Prior to playing for the Flash, Brandão played top level professional club soccer in the Swedish Damallsvenskan and in the Spanish Superliga Femenina, trained with Arsenal Ladies in England, and in the W-League she played for the New Jersey Wildcats (2004, reaching the W-League Championship Final), and Jersey Sky Blue (in 2007 & 2008).

Brandão captained the Buffalo Flash during the 2009 and 2010 seasons. As a professional franchise in an amateur/semi-professional league, Buffalo Flash, won the United Soccer Leagues' W-League in 2010. Brandão captained the Flash to its first ever W-League Championship. In the national champion's undefeated season, Brandão was named to the All-Conference Team, and topped the W-League in minutes played (1243).
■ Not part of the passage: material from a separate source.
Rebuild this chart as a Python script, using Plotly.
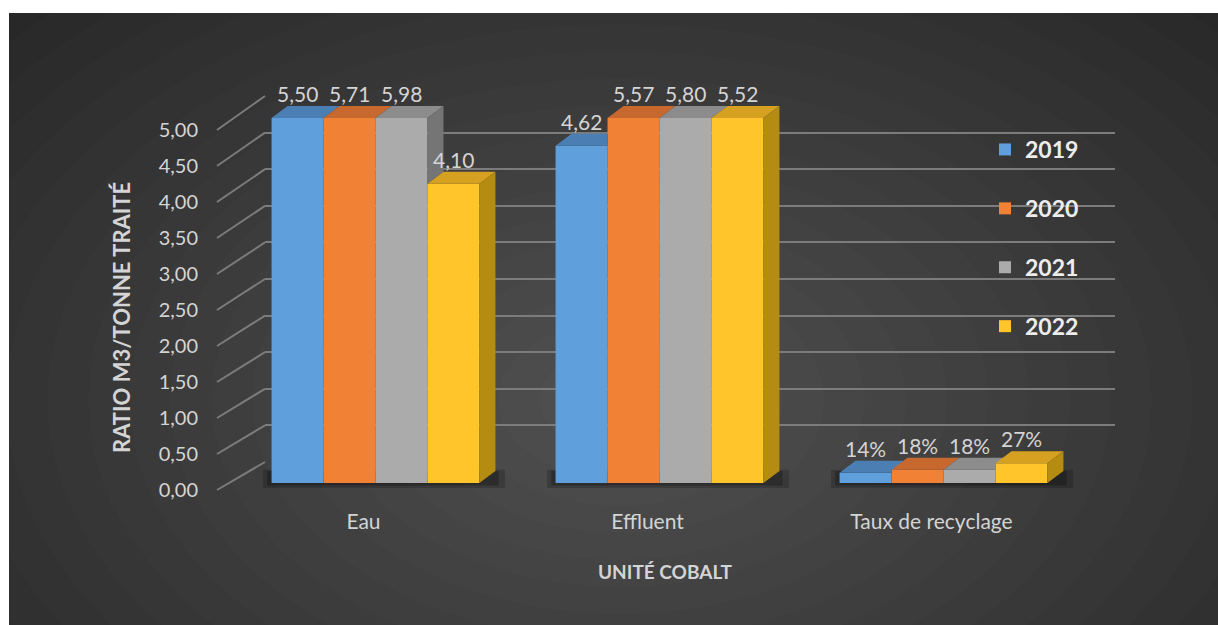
import plotly.graph_objects as go

# ---------------- data ----------------
CATEGORIES = ["Eau", "Effluent", "Taux de recyclage"]
YEARS = ["2019", "2020", "2021", "2022"]
V2019 = [5.50, 4.62, 0.14]
V2020 = [5.71, 5.57, 0.18]
V2021 = [5.98, 5.80, 0.18]
V2022 = [4.10, 5.52, 0.27]
SERIES = [V2019, V2020, V2021, V2022]
PERCENT_CATEGORY = "Taux de recyclage"
Y_TICKS = [0.0, 0.5, 1.0, 1.5, 2.0, 2.5, 3.0, 3.5, 4.0, 4.5, 5.0]
AXIS_MAX = 5.0
X_TITLE = "UNITÉ COBALT"
Y_TITLE = "RATIO M3/TONNE TRAITÉ"

# ---------------- style ----------------
FRONT = ["#5E9FDC", "#F18134", "#ABABAB", "#FFC52A"]
TOP = ["#4B7FB4", "#C7692F", "#8C8C8C", "#D6A021"]
SIDE = ["#3E6C9C", "#A85829", "#757575", "#B58C12"]
TXT = "#D4D4D4"
GRID = "#7C7C7C"
FONT = "Lato"

W, H = 1218, 625
def px_x(p):
    return p / W
def px_y(p):
    return 1 - p / H

# bar plane geometry (pixels)
BAR_X0, BAR_X1 = 233.5, 1085.5
BAR_BASE_PY = 483.0
PX_PER_UNIT = 73.0
BAR_RANGE = [-0.3, 6.0]
BARGAP = 0.268
DEPTH_X_PX, DEPTH_Y_PX = 16.0, 12.0
# back wall (gridlines)
WALL_X0, WALL_X1 = 265.0, 1115.0
WALL_Y0, WALL_Y5 = 462.0, 96.0
# front axis (tick labels)
LAB_X = 217.0
LAB_Y0, LAB_Y5 = 490.0, 130.0

px_per_cat = (BAR_X1 - BAR_X0) / len(CATEGORIES)
DX = DEPTH_X_PX / px_per_cat
DY = DEPTH_Y_PX / PX_PER_UNIT

def fmt(cat, v):
    if cat == PERCENT_CATEGORY:
        return f"{round(v * 100)}%"
    return f"{v:.2f}".replace(".", ",")

fig = go.Figure()

# back wall subplot (drawn first => behind bars)
fig.add_trace(go.Scatter(x=[None], y=[None], xaxis="x", yaxis="y",
                         showlegend=False, hoverinfo="skip"))
# front label subplot
fig.add_trace(go.Scatter(x=[None], y=[None], xaxis="x3", yaxis="y3",
                         showlegend=False, hoverinfo="skip"))

for k, (year, vals) in enumerate(zip(YEARS, SERIES)):
    shown = [min(v, AXIS_MAX) for v in vals]
    fig.add_trace(go.Bar(
        x=CATEGORIES, y=shown, name=year, xaxis="x2", yaxis="y2",
        marker=dict(color=FRONT[k], line=dict(width=0)),
        offsetgroup=str(k), legendgroup=year, hoverinfo="skip",
    ))

shapes = []
annotations = []
# background radial glow
N_GLOW = 20
for j in range(N_GLOW):
    f = 1 - j / N_GLOW
    rx = 820 * f + 40
    ry = 540 * f + 25
    cx, cy = 620, 400
    shapes.append(dict(type="circle", xref="paper", yref="paper", layer="below",
                       x0=px_x(cx - rx), x1=px_x(cx + rx), y0=px_y(cy + ry), y1=px_y(cy - ry),
                       fillcolor="rgba(255,255,255,0.0105)", line=dict(width=0)))
# white margins
shapes.append(dict(type="rect", xref="paper", yref="paper", layer="below",
                   x0=-0.01, x1=px_x(9), y0=-0.01, y1=1.01, fillcolor="white", line=dict(width=0)))
shapes.append(dict(type="rect", xref="paper", yref="paper", layer="below",
                   x0=-0.01, x1=1.01, y0=px_y(13), y1=1.01, fillcolor="white", line=dict(width=0)))
# connectors front axis -> back wall
for v in Y_TICKS:
    y_front = LAB_Y0 + (LAB_Y5 - LAB_Y0) * v / AXIS_MAX
    y_back = WALL_Y0 + (WALL_Y5 - WALL_Y0) * v / AXIS_MAX
    shapes.append(dict(type="line", xref="paper", yref="paper", layer="below",
                       x0=px_x(LAB_X), y0=px_y(y_front), x1=px_x(WALL_X0), y1=px_y(y_back),
                       line=dict(color=GRID, width=2)))

group_w = 1 - BARGAP
bw = group_w / len(YEARS)
for i, cat in enumerate(CATEGORIES):
    gl = i - group_w / 2
    # soft floor shadow
    shapes.append(dict(type="rect", xref="x2", yref="y2", layer="below",
                       x0=gl - 0.03, x1=gl + group_w + DX * 1.6, y0=-0.07, y1=DY * 1.1,
                       fillcolor="rgba(0,0,0,0.18)", line=dict(width=0)))
    shapes.append(dict(type="rect", xref="x2", yref="y2", layer="below",
                       x0=gl - 0.015, x1=gl + group_w + DX * 1.2, y0=-0.035, y1=DY,
                       fillcolor="rgba(0,0,0,0.25)", line=dict(width=0)))
    for k in range(len(YEARS)):
        v = SERIES[k][i]
        h = min(v, AXIS_MAX)
        x0 = gl + k * bw
        x1 = x0 + bw
        hn = min(SERIES[k + 1][i], AXIS_MAX) if k < len(YEARS) - 1 else None
        # top face (clipped by next bar's front face)
        if hn is None or hn <= h:
            pts = [(x0, h), (x1, h), (x1 + DX, h + DY), (x0 + DX, h + DY)]
        elif hn >= h + DY:
            pts = [(x0, h), (x1, h), (x1, h + DY), (x0 + DX, h + DY)]
        else:
            t = (hn - h) / DY
            pts = [(x0, h), (x1, h), (x1, hn), (x1 + DX * t, hn),
                   (x1 + DX, h + DY), (x0 + DX, h + DY)]
        path = "M" + " L".join(f"{a},{b}" for a, b in pts) + " Z"
        shapes.append(dict(type="path", xref="x2", yref="y2", layer="above", path=path,
                           fillcolor=TOP[k], line=dict(width=0)))
        # side face
        lo = 0.0 if hn is None else hn
        if h > lo:
            pts = [(x1, lo), (x1, h), (x1 + DX, h + DY), (x1 + DX, lo + DY)]
            path = "M" + " L".join(f"{a},{b}" for a, b in pts) + " Z"
            shapes.append(dict(type="path", xref="x2", yref="y2", layer="above", path=path,
                               fillcolor=SIDE[k], line=dict(width=0)))
        # value label
        annotations.append(dict(text=fmt(cat, v), xref="x2", yref="y2",
                                x=(x0 + x1) / 2, y=h, xanchor="center", yanchor="bottom",
                                yshift=10, showarrow=False,
                                font=dict(family=FONT, size=21, color=TXT)))

annotations += [
    dict(text=X_TITLE, xref="paper", yref="paper", x=px_x(665), y=px_y(571),
         xanchor="center", yanchor="middle", showarrow=False,
         font=dict(family=FONT, size=19, color=TXT, weight="bold")),
    dict(text=Y_TITLE, xref="paper", yref="paper", x=px_x(121), y=px_y(318),
         xanchor="center", yanchor="middle", textangle=-90, showarrow=False,
         font=dict(family=FONT, size=22, color=TXT, weight="bold")),
]

bar_dom_y = [px_y(BAR_BASE_PY - BAR_RANGE[0] * PX_PER_UNIT),
             px_y(BAR_BASE_PY - BAR_RANGE[1] * PX_PER_UNIT)]

fig.update_layout(
    width=W, height=H, margin=dict(l=0, r=0, t=0, b=0, pad=0, autoexpand=False),
    paper_bgcolor="#262626", plot_bgcolor="rgba(0,0,0,0)",
    barmode="group", bargap=BARGAP, bargroupgap=0,
    font=dict(family=FONT, color=TXT),
    shapes=shapes, annotations=annotations,
    showlegend=True,
    legend=dict(x=px_x(985), y=px_y(128), xanchor="left", yanchor="top",
                bgcolor="rgba(0,0,0,0)", tracegroupgap=26,
                font=dict(family=FONT, size=23, color="#EDEDED", weight="bold")),
    # back wall
    xaxis=dict(domain=[px_x(WALL_X0), px_x(WALL_X1)], anchor="y", range=[0, 1],
               visible=False, fixedrange=True),
    yaxis=dict(domain=[px_y(WALL_Y0), px_y(WALL_Y5)], anchor="x", range=[-0.001, 5.001],
               tickvals=Y_TICKS, showticklabels=False, ticks="", showgrid=True,
               gridcolor=GRID, gridwidth=2, zeroline=False, showline=False, fixedrange=True),
    # bars
    xaxis2=dict(domain=[px_x(BAR_X0), px_x(BAR_X1)], anchor="y2", type="category",
                categoryorder="array", categoryarray=CATEGORIES,
                showgrid=False, zeroline=False, showline=False, ticks="",
                ticklabelshift=-12, ticklabelstandoff=2,
                tickfont=dict(family=FONT, size=21, color=TXT), fixedrange=True),
    yaxis2=dict(domain=bar_dom_y, anchor="x2", range=BAR_RANGE, visible=False,
                fixedrange=True),
    # front tick labels
    xaxis3=dict(domain=[px_x(199), px_x(200)], anchor="y3", visible=False, range=[0, 1],
                fixedrange=True),
    yaxis3=dict(domain=[px_y(LAB_Y0), px_y(LAB_Y5)], anchor="x3", range=[0, AXIS_MAX],
                tickvals=Y_TICKS, ticktext=[f"{v:.2f}".replace(".", ",") for v in Y_TICKS],
                showgrid=False, zeroline=False, showline=False, ticks="",
                tickfont=dict(family=FONT, size=20, color=TXT), fixedrange=True),
)

fig.write_html("out.html", config={"displayModeBar": False},
               post_script="document.body.style.margin='0px';")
==== Jersey Sky Blue, 2007 ====
Brandão played for Jersey Sky Blue in the W-League in 2007 and anchored a defense that led the W-League record, conceding six goals in 14 matches. Starting in all matches and leading the team in minutes played (1174), she helped lead the team to 12–2 mark and a spot in the W-League playoffs.

==== New Jersey Wildcats, 2004 ====
Brandão was the starting center back in all four playoff matches, including the championship final. The team ended the regular season with a record.

===International===
In October 2007, she became the first Luso-American woman to play for the full Portugal women's national team when she made her debut in a 5–1 defeat by Denmark. She captained the team from 2009 to 2012 beginning at the 2009 Algarve Cup, which was Portugal's best ever performance (three wins, one tie). At the 2010 Algarve Cup Brandão led Portugal to its biggest ever win (5–0) in the history of the tournament. At the 2011 Algarve Cup Brandão led Portugal to a 3–1 win over Wales and a 0–0 tie with Chile.